Apr 10, 2018 03:54PM ● By Keyra Kristoffersen

Nina Walker with book one of her debut series, “The Color Alchemist” (Nina Walker)

Local mom Nina Walker has run the gamut of creative endeavors, from first trying out acting in Los Angeles to running a lifestyle and wellness coaching business to help others on their own journeys to health and happiness.

“As much as I loved acting, it was difficult to not have creative control of a script,” said Walker, “It wasn't right, and I needed to fill the creative hole.”

From a young age, Walker dreamed of writing, and that dream became a reality when a concept came to her for a story that needed to be told. After spending time studying colors, auras and chakras, Walker considered what it would look like if a person could pull the color from an object and work with it as magic.

And thus, “The Color Alchemist” series was born. 

The first book, “Prism,” took five years to complete because of the demands of other work and the demands of her family. Finally, she hired an editor that gave her deadlines she needed to work within, sending in a certain number of words at a time and editing it at the end.

“Having a deadline and accountability changed everything for me,” Walker said. “Once I had that, I wrote it pretty quickly.”

She also struggled with trying to find an agent to represent her to publishers. She had a dream of being published through a large traditional published, but many of the agents she sent her manuscript to told her that they liked the concept but couldn’t find any way to make it marketable, a necessity for publishers.

After three years of receiving similar answers, despite also hiring a developmental editor to bring the story into place, Walker began to consider self-publishing.

“It was a really hard decision; once you self-publish, that's it,” said Walker. “It's a very rare case when a self-published book gets picked up by a publisher.”

The problem with self-publishing her books was that Walker didn’t know anything about it. She knew it had to be quality work because readers won’t read a book with a bunch of typos, let alone pay for one, so she began to find trustworthy proofreaders to send her manuscript to after the development editors were finished with it.

“The [independent] market is very much dominated by eBooks, and the paperback market is dominated by traditional right now,” said Walker. 

Walker spent hours listening to podcasts about writing and publishing, reading books and posts about how best to create your own seamless product that people would want to buy. She learned everything on her own before finally putting her first book, “Prism,” out into the world through Amazon and Kindle Unlimited.

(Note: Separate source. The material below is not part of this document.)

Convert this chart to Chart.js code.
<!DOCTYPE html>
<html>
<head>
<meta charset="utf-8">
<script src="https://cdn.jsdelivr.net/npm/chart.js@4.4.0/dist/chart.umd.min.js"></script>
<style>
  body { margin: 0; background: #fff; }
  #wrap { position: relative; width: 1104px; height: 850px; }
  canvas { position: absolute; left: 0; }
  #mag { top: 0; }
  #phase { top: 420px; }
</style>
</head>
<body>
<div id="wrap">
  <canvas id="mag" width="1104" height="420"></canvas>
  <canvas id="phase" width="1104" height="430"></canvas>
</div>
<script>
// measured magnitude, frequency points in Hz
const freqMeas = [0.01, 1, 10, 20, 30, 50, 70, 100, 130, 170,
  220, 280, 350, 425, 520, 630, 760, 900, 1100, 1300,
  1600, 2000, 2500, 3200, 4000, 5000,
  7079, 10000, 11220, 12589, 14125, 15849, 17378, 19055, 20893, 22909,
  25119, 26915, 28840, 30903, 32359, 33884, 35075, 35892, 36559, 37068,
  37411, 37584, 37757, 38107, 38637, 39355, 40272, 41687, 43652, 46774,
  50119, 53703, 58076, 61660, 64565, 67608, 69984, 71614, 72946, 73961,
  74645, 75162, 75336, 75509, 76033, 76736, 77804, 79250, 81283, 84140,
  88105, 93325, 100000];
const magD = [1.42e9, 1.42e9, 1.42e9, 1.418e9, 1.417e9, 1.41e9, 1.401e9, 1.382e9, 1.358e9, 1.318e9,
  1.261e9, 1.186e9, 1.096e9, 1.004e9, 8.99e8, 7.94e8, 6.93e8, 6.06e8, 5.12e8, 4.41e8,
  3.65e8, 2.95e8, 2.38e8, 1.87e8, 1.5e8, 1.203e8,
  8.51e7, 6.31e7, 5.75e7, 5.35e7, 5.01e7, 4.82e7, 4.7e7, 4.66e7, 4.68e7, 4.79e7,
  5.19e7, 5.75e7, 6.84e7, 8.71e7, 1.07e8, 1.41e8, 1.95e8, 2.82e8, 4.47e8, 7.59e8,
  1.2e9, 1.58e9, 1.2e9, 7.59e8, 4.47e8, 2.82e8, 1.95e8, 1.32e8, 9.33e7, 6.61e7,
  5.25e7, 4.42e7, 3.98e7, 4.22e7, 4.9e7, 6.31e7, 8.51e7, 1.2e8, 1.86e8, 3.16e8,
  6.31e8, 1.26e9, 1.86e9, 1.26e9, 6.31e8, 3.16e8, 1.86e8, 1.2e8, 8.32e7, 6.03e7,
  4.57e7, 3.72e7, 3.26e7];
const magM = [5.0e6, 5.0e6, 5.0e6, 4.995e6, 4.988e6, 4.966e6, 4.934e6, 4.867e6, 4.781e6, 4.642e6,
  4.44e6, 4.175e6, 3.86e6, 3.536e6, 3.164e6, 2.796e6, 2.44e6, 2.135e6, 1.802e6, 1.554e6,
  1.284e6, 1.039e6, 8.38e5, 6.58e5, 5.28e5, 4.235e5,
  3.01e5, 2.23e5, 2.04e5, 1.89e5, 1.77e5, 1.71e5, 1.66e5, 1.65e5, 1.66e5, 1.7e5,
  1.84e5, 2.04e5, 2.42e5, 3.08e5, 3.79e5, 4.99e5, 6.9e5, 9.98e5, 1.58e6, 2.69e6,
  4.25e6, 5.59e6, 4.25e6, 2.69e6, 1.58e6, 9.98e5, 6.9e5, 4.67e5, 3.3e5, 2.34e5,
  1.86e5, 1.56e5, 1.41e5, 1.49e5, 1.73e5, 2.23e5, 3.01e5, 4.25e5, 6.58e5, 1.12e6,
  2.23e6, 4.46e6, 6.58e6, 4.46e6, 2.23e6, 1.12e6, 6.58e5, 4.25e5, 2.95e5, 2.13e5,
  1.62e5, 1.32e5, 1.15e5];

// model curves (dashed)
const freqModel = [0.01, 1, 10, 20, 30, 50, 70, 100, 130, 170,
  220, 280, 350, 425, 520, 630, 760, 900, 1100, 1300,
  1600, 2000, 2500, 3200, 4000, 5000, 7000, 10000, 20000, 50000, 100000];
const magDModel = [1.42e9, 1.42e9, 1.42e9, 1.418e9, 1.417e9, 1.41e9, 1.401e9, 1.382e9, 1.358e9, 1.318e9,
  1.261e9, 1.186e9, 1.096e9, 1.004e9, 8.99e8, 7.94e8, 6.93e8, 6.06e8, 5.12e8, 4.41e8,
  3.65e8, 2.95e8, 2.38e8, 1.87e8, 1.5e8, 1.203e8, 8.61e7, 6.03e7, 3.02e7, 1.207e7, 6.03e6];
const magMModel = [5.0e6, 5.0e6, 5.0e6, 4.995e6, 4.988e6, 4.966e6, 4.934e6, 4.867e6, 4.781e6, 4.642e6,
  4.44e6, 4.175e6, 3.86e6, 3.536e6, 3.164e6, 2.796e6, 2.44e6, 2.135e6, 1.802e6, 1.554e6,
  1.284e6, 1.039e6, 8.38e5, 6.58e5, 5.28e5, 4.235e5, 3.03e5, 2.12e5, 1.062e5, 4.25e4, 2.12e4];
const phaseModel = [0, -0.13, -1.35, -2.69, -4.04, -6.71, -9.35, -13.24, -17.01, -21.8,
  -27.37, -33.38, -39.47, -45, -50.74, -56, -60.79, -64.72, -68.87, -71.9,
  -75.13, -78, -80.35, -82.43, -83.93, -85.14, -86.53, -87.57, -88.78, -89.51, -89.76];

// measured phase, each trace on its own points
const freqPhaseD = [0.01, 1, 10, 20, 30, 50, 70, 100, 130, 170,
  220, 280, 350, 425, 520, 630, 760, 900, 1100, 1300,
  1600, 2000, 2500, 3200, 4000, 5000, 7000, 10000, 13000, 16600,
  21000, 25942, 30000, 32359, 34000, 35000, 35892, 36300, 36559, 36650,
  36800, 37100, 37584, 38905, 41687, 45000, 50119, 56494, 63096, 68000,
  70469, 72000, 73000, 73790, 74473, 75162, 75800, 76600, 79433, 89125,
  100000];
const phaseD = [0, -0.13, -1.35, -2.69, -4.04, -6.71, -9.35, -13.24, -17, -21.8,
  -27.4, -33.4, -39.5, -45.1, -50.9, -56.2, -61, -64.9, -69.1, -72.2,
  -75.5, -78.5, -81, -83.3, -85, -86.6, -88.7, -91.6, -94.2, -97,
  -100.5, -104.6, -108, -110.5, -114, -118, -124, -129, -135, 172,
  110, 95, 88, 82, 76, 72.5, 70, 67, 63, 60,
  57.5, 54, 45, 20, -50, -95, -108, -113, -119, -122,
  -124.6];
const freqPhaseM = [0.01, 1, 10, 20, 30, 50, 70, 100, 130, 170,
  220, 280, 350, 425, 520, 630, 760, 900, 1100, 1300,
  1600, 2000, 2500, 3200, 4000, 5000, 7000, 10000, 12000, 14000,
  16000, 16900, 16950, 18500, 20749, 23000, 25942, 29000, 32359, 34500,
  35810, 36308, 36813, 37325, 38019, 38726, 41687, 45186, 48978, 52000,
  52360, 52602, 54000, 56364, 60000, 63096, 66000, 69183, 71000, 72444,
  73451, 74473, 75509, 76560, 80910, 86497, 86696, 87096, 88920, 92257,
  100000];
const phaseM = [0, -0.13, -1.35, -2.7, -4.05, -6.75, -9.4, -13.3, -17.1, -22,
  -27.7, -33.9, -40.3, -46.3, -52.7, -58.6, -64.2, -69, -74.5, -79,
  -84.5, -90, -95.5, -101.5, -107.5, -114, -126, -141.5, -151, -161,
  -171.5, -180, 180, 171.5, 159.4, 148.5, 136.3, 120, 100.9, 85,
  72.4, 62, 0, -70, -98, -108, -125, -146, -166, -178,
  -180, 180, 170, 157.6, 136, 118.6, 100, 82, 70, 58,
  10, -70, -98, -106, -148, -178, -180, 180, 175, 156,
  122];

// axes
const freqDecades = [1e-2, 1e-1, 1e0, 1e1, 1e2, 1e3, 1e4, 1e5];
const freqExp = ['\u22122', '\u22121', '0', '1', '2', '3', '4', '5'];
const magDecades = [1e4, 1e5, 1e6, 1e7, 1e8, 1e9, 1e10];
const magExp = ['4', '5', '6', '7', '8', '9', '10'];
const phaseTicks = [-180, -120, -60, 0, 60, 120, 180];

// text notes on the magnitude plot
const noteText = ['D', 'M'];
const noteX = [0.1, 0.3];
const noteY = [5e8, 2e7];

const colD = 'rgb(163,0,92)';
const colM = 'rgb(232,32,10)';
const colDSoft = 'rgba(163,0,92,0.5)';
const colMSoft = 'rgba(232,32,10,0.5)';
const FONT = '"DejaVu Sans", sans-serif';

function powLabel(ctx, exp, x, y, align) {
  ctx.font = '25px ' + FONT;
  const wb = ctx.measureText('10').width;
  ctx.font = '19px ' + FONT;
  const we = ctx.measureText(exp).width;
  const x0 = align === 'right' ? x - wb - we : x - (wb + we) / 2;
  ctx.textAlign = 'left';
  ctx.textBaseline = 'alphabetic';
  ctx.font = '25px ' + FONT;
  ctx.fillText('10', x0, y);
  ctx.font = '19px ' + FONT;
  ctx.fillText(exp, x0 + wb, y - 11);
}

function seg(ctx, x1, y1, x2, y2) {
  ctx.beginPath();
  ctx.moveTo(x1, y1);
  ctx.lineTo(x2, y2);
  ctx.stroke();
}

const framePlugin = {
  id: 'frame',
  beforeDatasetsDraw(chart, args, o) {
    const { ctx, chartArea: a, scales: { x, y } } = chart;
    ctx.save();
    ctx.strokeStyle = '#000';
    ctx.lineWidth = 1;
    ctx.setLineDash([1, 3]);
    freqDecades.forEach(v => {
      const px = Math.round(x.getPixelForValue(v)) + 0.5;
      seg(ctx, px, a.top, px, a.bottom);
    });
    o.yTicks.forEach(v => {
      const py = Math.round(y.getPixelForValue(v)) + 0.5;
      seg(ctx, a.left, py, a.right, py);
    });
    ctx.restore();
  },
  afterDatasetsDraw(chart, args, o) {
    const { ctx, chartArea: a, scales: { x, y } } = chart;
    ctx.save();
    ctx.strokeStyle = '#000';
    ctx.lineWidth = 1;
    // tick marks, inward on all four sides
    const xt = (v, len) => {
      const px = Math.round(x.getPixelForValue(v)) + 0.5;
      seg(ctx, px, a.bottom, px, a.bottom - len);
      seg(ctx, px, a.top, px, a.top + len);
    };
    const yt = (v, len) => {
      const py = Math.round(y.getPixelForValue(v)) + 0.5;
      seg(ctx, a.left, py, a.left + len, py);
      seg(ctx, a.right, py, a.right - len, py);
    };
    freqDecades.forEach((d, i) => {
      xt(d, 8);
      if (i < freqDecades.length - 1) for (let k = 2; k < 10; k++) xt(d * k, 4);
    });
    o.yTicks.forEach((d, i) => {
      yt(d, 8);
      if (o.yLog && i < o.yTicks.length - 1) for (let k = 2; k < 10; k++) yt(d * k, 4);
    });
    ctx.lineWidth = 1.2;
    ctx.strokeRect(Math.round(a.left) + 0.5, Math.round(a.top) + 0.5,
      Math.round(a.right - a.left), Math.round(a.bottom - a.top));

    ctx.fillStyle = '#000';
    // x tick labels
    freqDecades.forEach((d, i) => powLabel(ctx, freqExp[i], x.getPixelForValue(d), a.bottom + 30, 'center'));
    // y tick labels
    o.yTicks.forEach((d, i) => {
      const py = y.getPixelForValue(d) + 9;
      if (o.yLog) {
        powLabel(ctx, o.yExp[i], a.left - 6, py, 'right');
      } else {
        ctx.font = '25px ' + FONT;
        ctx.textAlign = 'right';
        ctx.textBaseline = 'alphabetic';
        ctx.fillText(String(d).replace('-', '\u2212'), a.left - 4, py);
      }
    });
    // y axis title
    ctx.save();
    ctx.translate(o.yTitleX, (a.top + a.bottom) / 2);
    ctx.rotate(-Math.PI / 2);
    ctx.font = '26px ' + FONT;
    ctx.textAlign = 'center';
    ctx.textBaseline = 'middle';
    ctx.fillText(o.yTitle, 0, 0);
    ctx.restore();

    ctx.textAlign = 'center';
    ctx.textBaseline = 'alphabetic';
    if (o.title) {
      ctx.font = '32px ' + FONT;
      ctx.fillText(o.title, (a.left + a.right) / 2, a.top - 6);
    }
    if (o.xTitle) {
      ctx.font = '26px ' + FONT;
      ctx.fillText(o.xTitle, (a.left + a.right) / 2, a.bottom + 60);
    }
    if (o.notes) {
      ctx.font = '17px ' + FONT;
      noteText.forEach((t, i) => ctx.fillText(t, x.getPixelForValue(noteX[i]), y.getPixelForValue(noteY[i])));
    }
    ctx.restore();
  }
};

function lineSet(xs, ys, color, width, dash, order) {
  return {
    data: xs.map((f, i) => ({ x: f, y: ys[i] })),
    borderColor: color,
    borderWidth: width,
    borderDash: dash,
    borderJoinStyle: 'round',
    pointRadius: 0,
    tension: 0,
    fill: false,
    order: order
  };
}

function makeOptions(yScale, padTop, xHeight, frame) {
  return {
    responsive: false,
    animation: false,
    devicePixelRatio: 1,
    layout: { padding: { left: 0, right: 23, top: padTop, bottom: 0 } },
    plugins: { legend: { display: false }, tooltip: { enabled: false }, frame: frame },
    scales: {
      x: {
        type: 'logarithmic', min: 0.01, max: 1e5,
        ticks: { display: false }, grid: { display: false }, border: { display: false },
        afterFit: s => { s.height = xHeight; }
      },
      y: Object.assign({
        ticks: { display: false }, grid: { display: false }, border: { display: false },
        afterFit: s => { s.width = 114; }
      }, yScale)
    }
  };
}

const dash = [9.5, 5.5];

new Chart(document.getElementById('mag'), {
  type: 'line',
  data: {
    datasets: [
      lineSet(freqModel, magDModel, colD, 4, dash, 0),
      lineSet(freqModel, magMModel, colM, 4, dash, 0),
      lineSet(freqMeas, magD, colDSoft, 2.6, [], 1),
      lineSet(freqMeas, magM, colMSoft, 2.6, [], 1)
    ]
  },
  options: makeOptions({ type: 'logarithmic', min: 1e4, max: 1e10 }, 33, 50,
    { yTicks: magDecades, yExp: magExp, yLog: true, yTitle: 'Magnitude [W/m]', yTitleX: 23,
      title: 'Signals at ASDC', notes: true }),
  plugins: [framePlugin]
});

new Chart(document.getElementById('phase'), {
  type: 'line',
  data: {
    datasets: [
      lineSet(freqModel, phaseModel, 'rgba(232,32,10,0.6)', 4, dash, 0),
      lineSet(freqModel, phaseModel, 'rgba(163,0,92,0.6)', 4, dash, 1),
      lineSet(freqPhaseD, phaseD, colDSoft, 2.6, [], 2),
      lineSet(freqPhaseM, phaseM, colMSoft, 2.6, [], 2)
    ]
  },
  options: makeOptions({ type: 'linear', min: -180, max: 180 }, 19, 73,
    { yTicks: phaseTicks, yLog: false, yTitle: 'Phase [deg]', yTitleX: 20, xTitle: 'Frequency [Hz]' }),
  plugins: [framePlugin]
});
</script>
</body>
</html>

“I love podcasts, and I'm just so grateful for people who do that with their time,” Walker said. “There's so many people helping other people for free, and I'm just so grateful.”

Within the first month of release, her book had 340,000 page reads on Kindle Unlimited, 850 eBooks and 50 made-to-order paperbacks. It hit No. 1,100 in the Kindle store and No. 15 in the Canadian Kindle store, as well as No. 1 in the children's category, No. 1 in young adult category, and No. 1 in sword and sorcery category during release week in Canada.

“In the Canadian store, my book was right next to all the ‘Harry Potters,’” said Walker. “I freaked when I saw that.”

Coming off that immediate success, Walker released the second book of the series, “Fracture” within 90 days and that hit in the 5,000s on Amazon for its release week, and book three, “Blackout,” is scheduled for release April 26.

With the success of the series, agents and publishers have been contacting Walker, and she recently signed a deal with Audible for the series to be produced as an audiobook.

“We just live in such a good time; you can do whatever you want, you can turn whatever you love into a business,” said Walker, who is grateful to her husband for helping her achieve this dream while still helping her be the mom she loves to be. “Ten years ago, publishing was a completely different landscape, and my story never would have been told because I couldn't get an agent.”